_TASK GOAL_
Leave out the pictures, and write out exactly the lines from the beginning of the material to the line holding "y_ticks = list(range(1, 18))", that line included, and nothing else.

_COLLECTED MATERIAL_
** Begin **
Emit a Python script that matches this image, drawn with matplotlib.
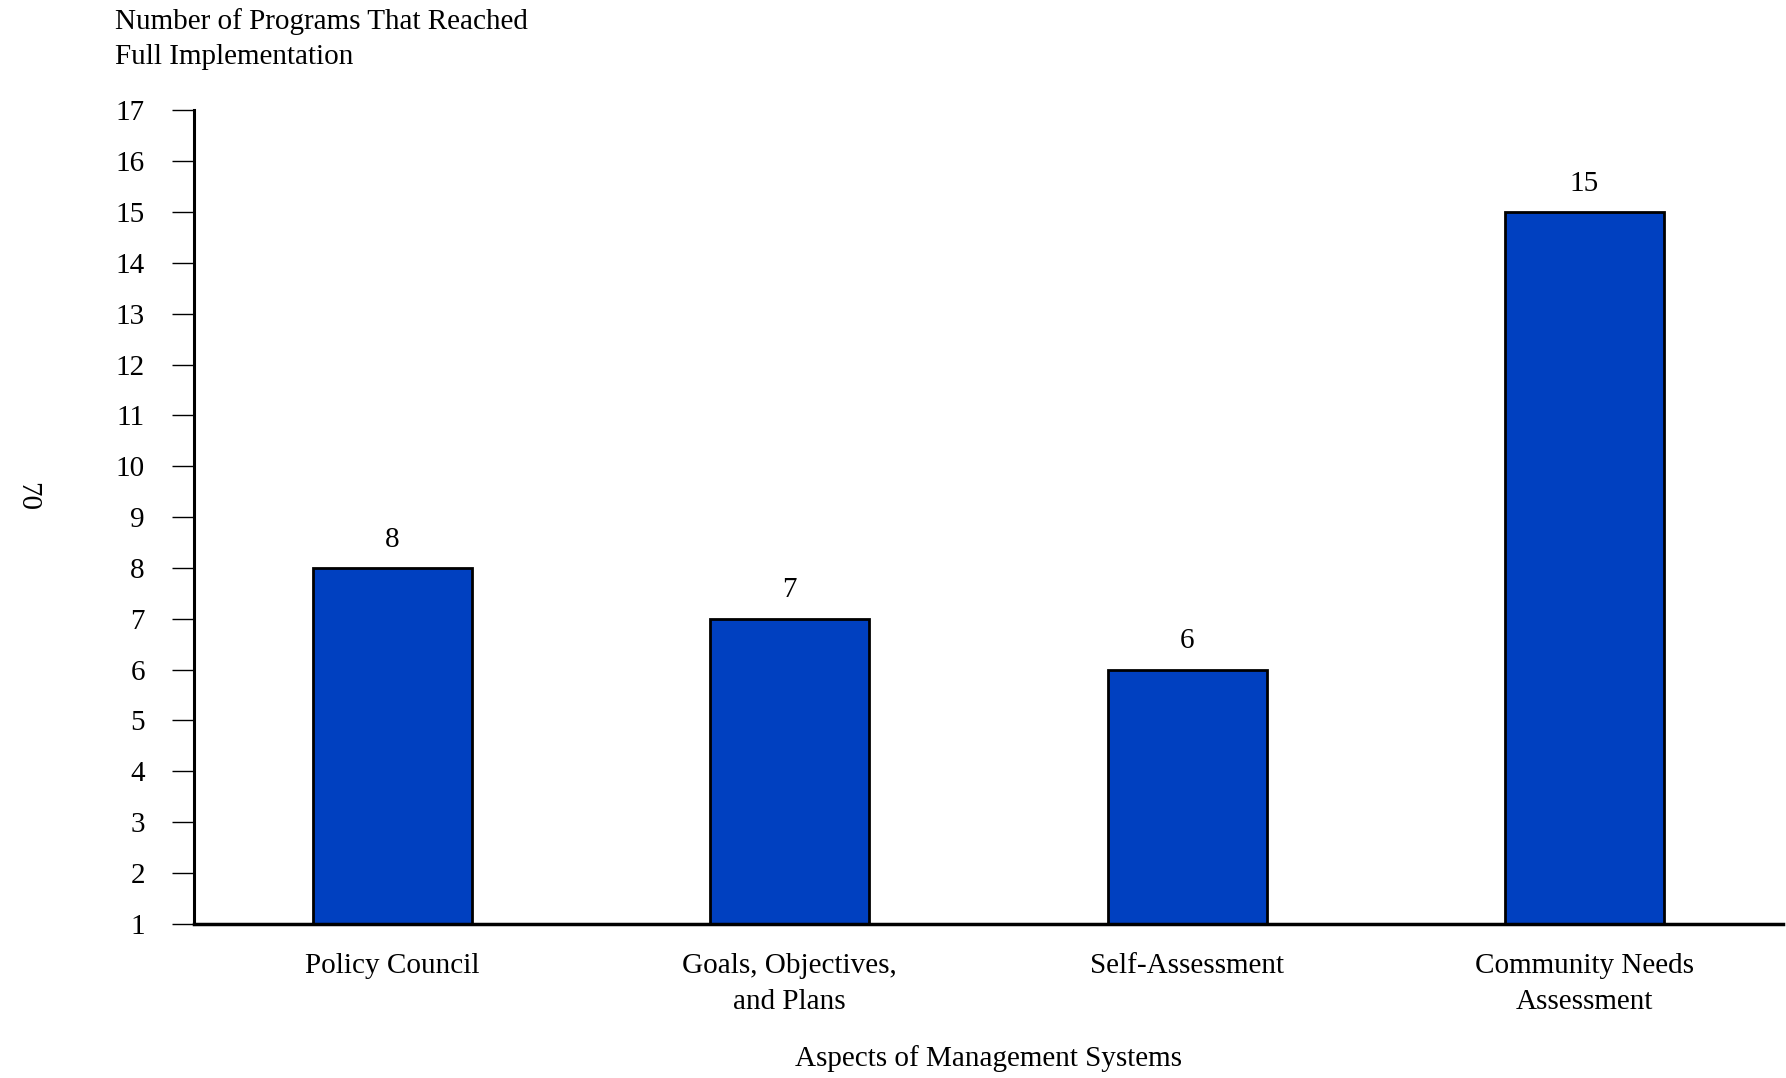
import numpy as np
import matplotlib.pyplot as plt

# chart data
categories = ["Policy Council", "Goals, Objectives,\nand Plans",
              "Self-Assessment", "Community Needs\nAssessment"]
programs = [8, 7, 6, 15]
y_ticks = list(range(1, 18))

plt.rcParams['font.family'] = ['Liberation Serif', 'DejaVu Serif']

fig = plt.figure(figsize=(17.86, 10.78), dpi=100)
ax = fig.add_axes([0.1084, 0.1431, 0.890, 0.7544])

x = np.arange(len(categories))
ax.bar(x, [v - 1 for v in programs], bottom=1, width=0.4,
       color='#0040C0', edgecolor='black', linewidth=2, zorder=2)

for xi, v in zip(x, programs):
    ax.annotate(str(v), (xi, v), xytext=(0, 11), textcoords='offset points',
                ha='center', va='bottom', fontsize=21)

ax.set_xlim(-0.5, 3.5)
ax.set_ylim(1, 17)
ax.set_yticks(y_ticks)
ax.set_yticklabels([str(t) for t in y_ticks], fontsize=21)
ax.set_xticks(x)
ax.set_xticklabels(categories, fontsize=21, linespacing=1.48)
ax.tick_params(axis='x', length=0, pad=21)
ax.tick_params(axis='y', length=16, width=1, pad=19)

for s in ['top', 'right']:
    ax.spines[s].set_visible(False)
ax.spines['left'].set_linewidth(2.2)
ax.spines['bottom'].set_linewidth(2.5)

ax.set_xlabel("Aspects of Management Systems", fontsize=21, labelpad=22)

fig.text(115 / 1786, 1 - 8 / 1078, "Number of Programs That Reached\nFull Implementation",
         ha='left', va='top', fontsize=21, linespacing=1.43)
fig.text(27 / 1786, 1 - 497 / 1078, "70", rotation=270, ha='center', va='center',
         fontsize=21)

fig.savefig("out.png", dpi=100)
** End **
_WORKED ANSWER_
Emit a Python script that matches this image, drawn with matplotlib.
import numpy as np
import matplotlib.pyplot as plt

# chart data
categories = ["Policy Council", "Goals, Objectives,\nand Plans",
              "Self-Assessment", "Community Needs\nAssessment"]
programs = [8, 7, 6, 15]
y_ticks = list(range(1, 18))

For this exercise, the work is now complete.